Your objective:
Leave out the pictures and repeat the data exactly.

Information supplied:
--------------------------------------------------

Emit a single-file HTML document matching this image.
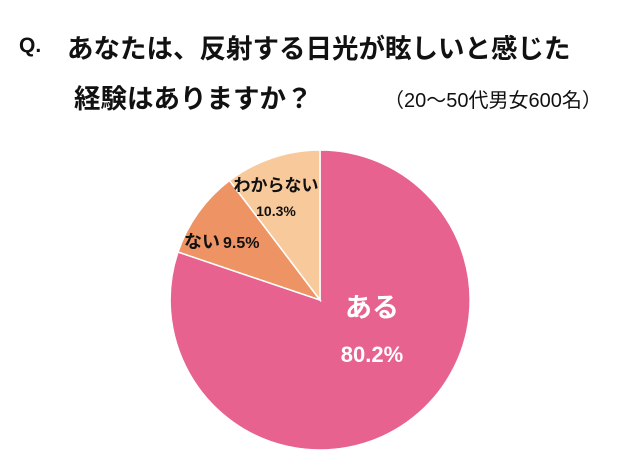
<!DOCTYPE html>
<html><head><meta charset="utf-8"><style>
html,body{margin:0;padding:0;background:#fff;}
body{width:640px;height:456px;position:relative;overflow:hidden;font-family:"Liberation Sans","Noto Sans CJK JP",sans-serif;}
.t{position:absolute;white-space:nowrap;color:#111;font-weight:bold;}
</style></head><body>
<div class="t" style="left:19px;top:34px;font-size:21px;">Q.</div>
<div class="t" style="left:67px;top:27px;font-size:26.5px;">あなたは、反射する日光が眩しいと感じた</div>
<div class="t" style="left:74px;top:77px;font-size:26.5px;">経験はありますか？</div>
<div class="t" style="left:384px;top:84px;font-size:20px;font-weight:normal;">（20～50代男女600名）</div>
<svg style="position:absolute;left:0;top:0" width="640" height="456">
<g stroke="#fff" stroke-width="1.5">
<path d="M320,300 L320,150 A150,150 0 1 1 178,252 Z" fill="#E8628F"/>
<path d="M320,300 L178,252 A150,150 0 0 1 229.5,180.5 Z" fill="#EE9464"/>
<path d="M320,300 L229.5,180.5 A150,150 0 0 1 320,150 Z" fill="#F8C99B"/>
</g>
<g font-family="Liberation Sans, Noto Sans CJK JP, sans-serif" font-weight="bold">
<text x="372" y="317" font-size="27" fill="#fff" text-anchor="middle">ある</text>
<text x="372" y="362" font-size="22" fill="#fff" text-anchor="middle">80.2%</text>
<text x="276" y="191" font-size="17" fill="#111" text-anchor="middle">わからない</text>
<text x="276" y="216" font-size="14" fill="#111" text-anchor="middle">10.3%</text>
<text x="184" y="248" font-size="18" fill="#111">ない</text>
<text x="223" y="248" font-size="16" fill="#111">9.5%</text>
</g>
</svg>
</body></html>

--------------------------------------------------

Full output:
Emit a single-file HTML document matching this image.
<!DOCTYPE html>
<html><head><meta charset="utf-8"><style>
html,body{margin:0;padding:0;background:#fff;}
body{width:640px;height:456px;position:relative;overflow:hidden;font-family:"Liberation Sans","Noto Sans CJK JP",sans-serif;}
.t{position:absolute;white-space:nowrap;color:#111;font-weight:bold;}
</style></head><body>
<div class="t" style="left:19px;top:34px;font-size:21px;">Q.</div>
<div class="t" style="left:67px;top:27px;font-size:26.5px;">あなたは、反射する日光が眩しいと感じた</div>
<div class="t" style="left:74px;top:77px;font-size:26.5px;">経験はありますか？</div>
<div class="t" style="left:384px;top:84px;font-size:20px;font-weight:normal;">（20～50代男女600名）</div>
<svg style="position:absolute;left:0;top:0" width="640" height="456">
<g stroke="#fff" stroke-width="1.5">
<path d="M320,300 L320,150 A150,150 0 1 1 178,252 Z" fill="#E8628F"/>
<path d="M320,300 L178,252 A150,150 0 0 1 229.5,180.5 Z" fill="#EE9464"/>
<path d="M320,300 L229.5,180.5 A150,150 0 0 1 320,150 Z" fill="#F8C99B"/>
</g>
<g font-family="Liberation Sans, Noto Sans CJK JP, sans-serif" font-weight="bold">
<text x="372" y="317" font-size="27" fill="#fff" text-anchor="middle">ある</text>
<text x="372" y="362" font-size="22" fill="#fff" text-anchor="middle">80.2%</text>
<text x="276" y="191" font-size="17" fill="#111" text-anchor="middle">わからない</text>
<text x="276" y="216" font-size="14" fill="#111" text-anchor="middle">10.3%</text>
<text x="184" y="248" font-size="18" fill="#111">ない</text>
<text x="223" y="248" font-size="16" fill="#111">9.5%</text>
</g>
</svg>
</body></html>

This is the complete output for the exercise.